Avec le précieux concours de M. le Chanoine Douterlungne, le zélé Directeur des Œuvres sociales du diocèse, et de M. l'abbé Berger, l'éminent professeur d'agriculture d'Enghien, les statuts furent promptement élaborés et modelés sur les statuts de la laiterie de Flobecq. Le 27 Juin, l'assemblée générale se réunissait à Taintegnies, et dans sa convocation, le Comité provisoire annonçait en ces termes les résultats acquis : «Le nombre des adhérents à notre laiterie a dépassé de beaucoup nos espérances. Les vaches inscrites sont actuellement au nombre de 364. » Ajoutons que ce nombre s'est encore accru.
L'Assemblée générale a approuvé les statuts à l'unanimité.
Le Conseil d'administration est composé de deux membres par commune, nommés par l'Assemblée au scrutin secret, et des curés de chacune des communes, membres de droit. Conséquemment, outre MM. les curés de Rumes, Taintegnies, La Glanerie et Guignies, ont été nommés administrateurs :
Pour Rumes : MM. Henri Cuvélier, bourgmestre, et Charles Vion.
Pour Taintegnies : MM. Joachim Dutrieux et Adolphe Dutrieux.
Pour La Glanerie : MM. Maton, bourgmestre, et Louis Liermin.
Pour Guignies : MM. F. Languy et Louis Alexandre.
Ont été ensuite nommés membres du Conseil de surveillance :
MM. Edmond Allard, fermier à Guignies ; Jean Hessler, vicaire à Rumes ; Louis Rasmont, vicaire à Taintegnies.
On ne pouvait faire meilleur choix, avouons-le. Capables, dévoués et, nous pouvons le dire, absolument désintéressés (puisqu'ils administrent gratuitement), ces Messieurs ne peuvent manqué [sic] de mener à bonne fin l'œuvre qu'ils ont si excellemment instaurée.
Je ne m'étendrai pas sur le but et les avantages de l'œuvre. Ils ont été exposés en détail dans la circulaire inaugurale. Les laiteries sont maintenant assez répandues et connues dans notre pays, pour qu'elles puissent se passer d'éloges et de recommandations. La laiterie de Saint-Pierre a cependant un caractère particulier de bonne démocratie, qu'il importe de remarquer. Dans l'organisation, on a tenu à appliquer sainement l'adage cher aux socialistes : « La mine aux mineurs ». On a voulu que la laiterie soit aux cultivateurs, et pour cela qu'elle constitue une véritable coopérative. C'est pourquoi il a été décidé que la laiterie sera la propriété exclusive des cultivateurs qui fournissent le lait. Les statuts portent que chaque membre souscrit une action par vache : pas d'action sans vache, et autant d'actions que de vaches.
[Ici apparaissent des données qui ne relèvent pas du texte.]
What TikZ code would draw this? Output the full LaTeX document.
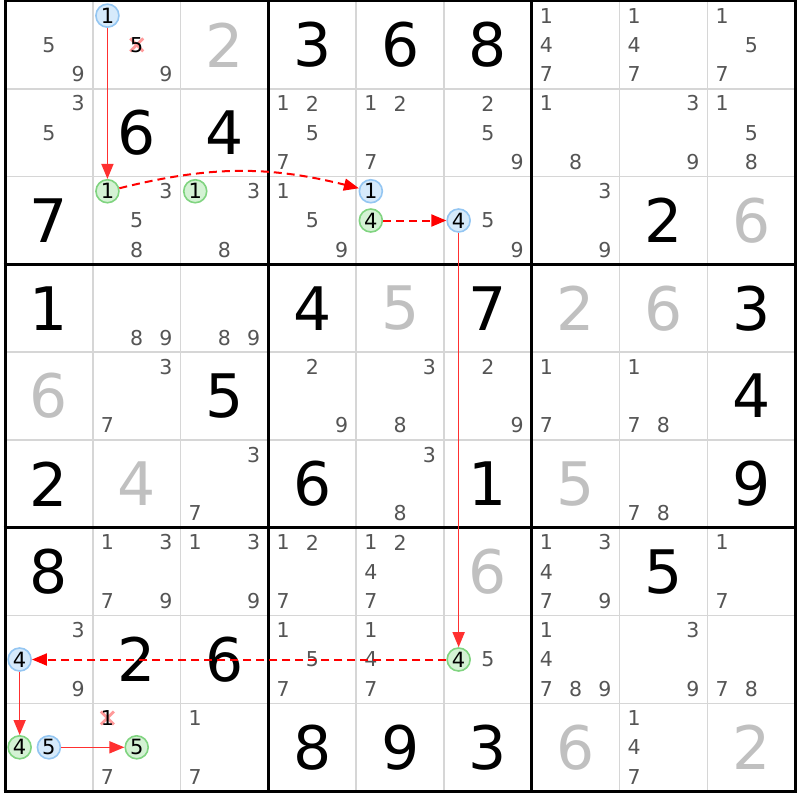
\documentclass[tikz,border=0pt]{standalone}
\usepackage{fontspec}
\setmainfont{DejaVu Sans}
\usetikzlibrary{arrows.meta}
\definecolor{candgray}{HTML}{555555}
\definecolor{solvedgray}{HTML}{C0C0C0}
\definecolor{gridgray}{HTML}{D6D6D6}
\definecolor{bluefill}{HTML}{D6EAFB}
\definecolor{bluedraw}{HTML}{94C6F2}
\definecolor{greenfill}{HTML}{D4F2D4}
\definecolor{greendraw}{HTML}{80D480}
\definecolor{xpink}{HTML}{FF9A9A}
\definecolor{linkred}{HTML}{FF0000}
\definecolor{solidred}{HTML}{FF3030}
\def\csize{87.8}
\newcommand\setcp[3]{%
  \pgfmathsetmacro\cpx{5+(#2-1)*\csize+(mod(#3-1,3)+0.5)*\csize/3}%
  \pgfmathsetmacro\cpy{1+(#1-1)*\csize+(floor((#3-1)/3)+0.5)*\csize/3}}
\begin{document}
\begin{tikzpicture}[x=1pt,y=-1pt,
  given/.style={font=\fontsize{60}{60}\selectfont, inner sep=0pt, text=black},
  solvedd/.style={given, text=solvedgray},
  cand/.style={font=\fontsize{20.5}{21}\selectfont, text=candgray, inner sep=0pt},
  elim/.style={cand, text=black},
  xmark/.style={draw=xpink, line width=2.8pt},
  onnode/.style={circle, draw=bluedraw, fill=bluefill, line width=1.6pt, minimum size=23pt, inner sep=0pt, font=\fontsize{21}{21}\selectfont, text=black},
  offnode/.style={onnode, draw=greendraw, fill=greenfill},
  link/.style={draw=solidred, line width=1.6pt, -{Triangle[length=15pt,width=12pt]}},
  weak/.style={draw=linkred, line width=2pt, dash pattern=on 8pt off 5pt, -{Triangle[length=15pt,width=12pt]}},
  thinline/.style={draw=gridgray, line width=1.5pt},
  thickline/.style={draw=black, line width=3pt}]
\useasboundingbox (0,0) rectangle (800,800);
\fill[white] (0,0) rectangle (800,800);
% grid
\foreach \i in {1,2,4,5,7,8}{
  \draw[thinline] ({5+\i*\csize},1) -- ({5+\i*\csize},791);
  \draw[thinline] (5,{1+\i*\csize}) -- (795,{1+\i*\csize});
}
\foreach \i in {0,3,6,9}{
  \draw[thickline] ({5+\i*\csize},-0.5) -- ({5+\i*\csize},792.5);
  \draw[thickline] (3.5,{1+\i*\csize}) -- (796.5,{1+\i*\csize});
}
% givens
\foreach \rr/\cc/\d in {1/4/3,1/5/6,1/6/8,2/2/6,2/3/4,3/1/7,3/8/2,4/1/1,4/4/4,4/6/7,4/9/3,5/3/5,5/9/4,6/1/2,6/4/6,6/6/1,6/9/9,7/1/8,7/8/5,8/2/2,8/3/6,9/4/8,9/5/9,9/6/3}{
  \node[given] (g\rr\cc) at ({5+(\cc-0.5)*\csize},{1+(\rr-0.5)*\csize}) {\d};
}
\foreach \rr/\cc/\d in {1/3/2,3/9/6,4/5/5,4/7/2,4/8/6,5/1/6,6/2/4,6/7/5,7/6/6,9/7/6,9/9/2}{
  \node[solvedd] (s\rr\cc) at ({5+(\cc-0.5)*\csize},{1+(\rr-0.5)*\csize}) {\d};
}
% candidates
\foreach \rr/\cc/\ds in {1/1/{5,9},1/2/{9},1/7/{1,4,7},1/8/{1,4,7},1/9/{1,5,7},
  2/1/{3,5},2/4/{1,2,5,7},2/5/{1,2,7},2/6/{2,5,9},2/7/{1,8},2/8/{3,9},2/9/{1,5,8},
  3/2/{3,5,8},3/3/{3,8},3/4/{1,5,9},3/6/{5,9},3/7/{3,9},
  4/2/{8,9},4/3/{8,9},
  5/2/{3,7},5/4/{2,9},5/5/{3,8},5/6/{2,9},5/7/{1,7},5/8/{1,7,8},
  6/3/{3,7},6/5/{3,8},6/8/{7,8},
  7/2/{1,3,7,9},7/3/{1,3,9},7/4/{1,2,7},7/5/{1,2,4,7},7/7/{1,3,4,7,9},7/9/{1,7},
  8/1/{3,9},8/4/{1,5,7},8/5/{1,4,7},8/6/{5},8/7/{1,4,7,8,9},8/8/{3,9},8/9/{7,8},
  9/2/{7},9/3/{1,7},9/8/{1,4,7}}{
  \foreach \d in \ds {
    \setcp{\rr}{\cc}{\d}
    \node[cand] (n\rr\cc\d) at (\cpx,\cpy) {\d};
  }
}
% eliminated candidates
\foreach \rr/\cc/\d in {1/2/5,9/2/1}{
  \setcp{\rr}{\cc}{\d}
  \draw[xmark] (\cpx-6.5,\cpy-6.5) -- (\cpx+6.5,\cpy+6.5) (\cpx-6.5,\cpy+6.5) -- (\cpx+6.5,\cpy-6.5);
  \node[elim] (x\rr\cc\d) at (\cpx,\cpy) {\d};
}
% chain nodes
\setcp{1}{2}{1}\node[onnode] (A) at (\cpx,\cpy) {1};
\setcp{3}{2}{1}\node[offnode] (B) at (\cpx,\cpy) {1};
\setcp{3}{3}{1}\node[offnode] (B2) at (\cpx,\cpy) {1};
\setcp{3}{5}{1}\node[onnode] (C) at (\cpx,\cpy) {1};
\setcp{3}{5}{4}\node[offnode] (D) at (\cpx,\cpy) {4};
\setcp{3}{6}{4}\node[onnode] (E) at (\cpx,\cpy) {4};
\setcp{8}{6}{4}\node[offnode] (F) at (\cpx,\cpy) {4};
\setcp{8}{1}{4}\node[onnode] (G) at (\cpx,\cpy) {4};
\setcp{9}{1}{4}\node[offnode] (H) at (\cpx,\cpy) {4};
\setcp{9}{1}{5}\node[onnode] (I) at (\cpx,\cpy) {5};
\setcp{9}{2}{5}\node[offnode] (J) at (\cpx,\cpy) {5};
% links
\draw[link] (A) -- (B);
\draw[weak] (B) to[bend left=14] (C);
\draw[weak] (D) -- (E);
\draw[link] (E) -- (F);
\draw[weak] (F) -- (G);
\draw[link] (G) -- (H);
\draw[link] (I) -- (J);
\end{tikzpicture}
\end{document}
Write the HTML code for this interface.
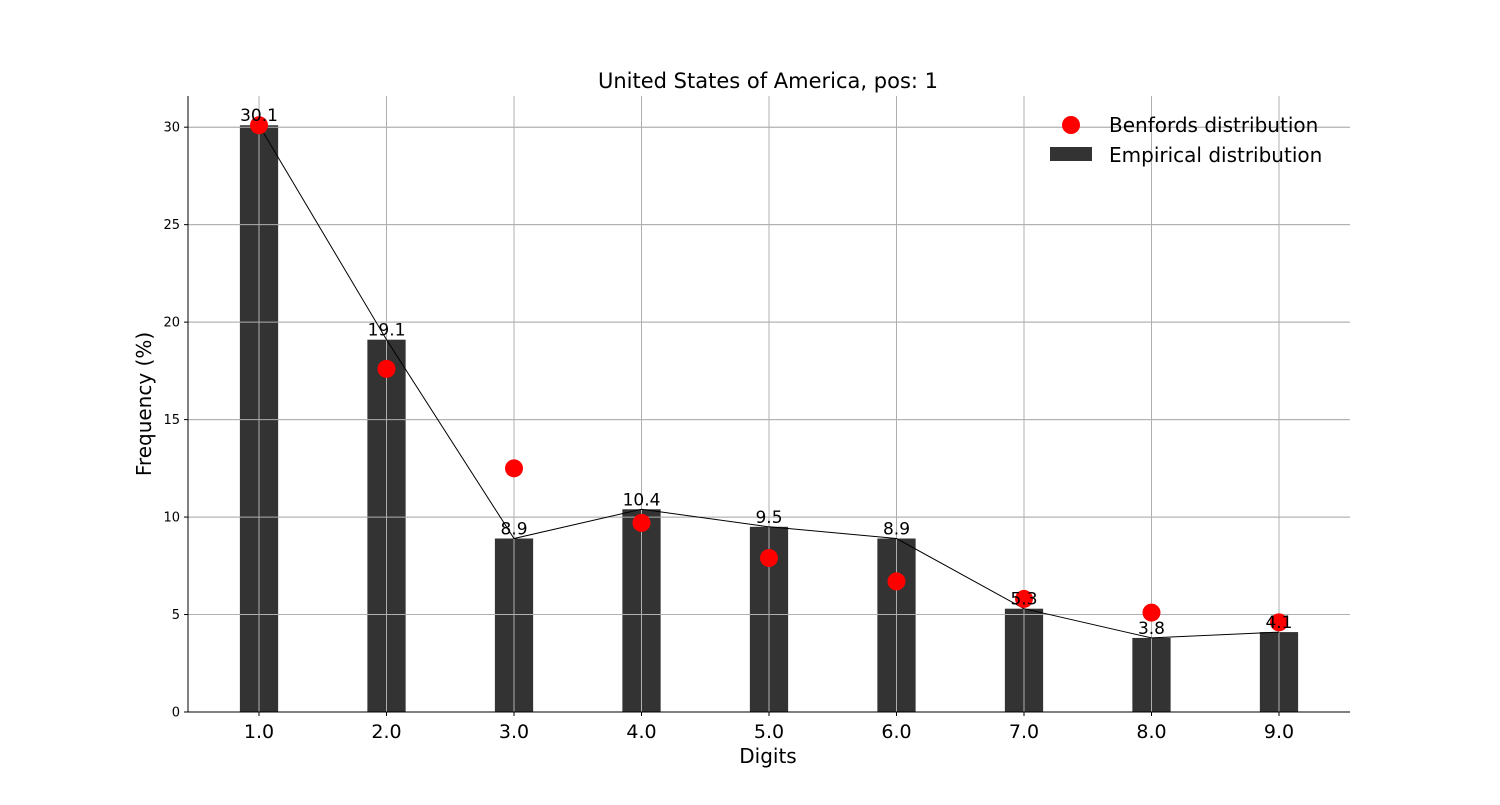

Ainsi se trouve écartée l'intervention des capitalistes non-sociétaires : et chaque sociétaire est personnellement intéressé à la réussite de l'entreprise. Dans ces conditions, le problème n'était pas sans doute facile à résoudre : il eût été plus simple et plus aisé de construire l'usine avec l'apport de quelques prêteurs cossus. Mais l'œuvre devenait alors une entreprise purement financière, et perdait son cachet philanthropique et fraternel : et une partie des bénéfices était enlevée aux cultivateurs.
Un immense avantage qui en résultera, pour ces derniers, c'est que, groupés et unis dans la communauté d'intérêts, ils seront mieux outillés et plus forts pour soutenir la lutte formidable qui s'impose à eux, et sur le terrain économique (car unis pour la laiterie, ils pourront aussi se donner la main pour les autres opérations agricoles), et sur le terrain religieux et social, où ils ont à repousser les assauts du socialisme flatteur et menteur. Car, ainsi que le déclare franchement l'article 15 des statuts : L'œuvre entreprise ayant également un but moral et social, les membres sont tenus de respecter la Religion, la famille et la propriété, comme bases de toute société stable, et ils doivent se conduire en conséquence.
Et maintenant, en avant la construction ! L'adjudication du matériel est presque terminé [sic], l'achat du terrain va être conclu de ces jours-ci, et point capital, un excellent Directeur est proposé. Espérons-le : avec l'aide de Dieu, la laiterie St-Pierre, élevée en pleine campagne aux confins des quatre villages fédérés, fonctionnera vers la Toussaint, à la grande satisfaction des producteurs et des consommateurs.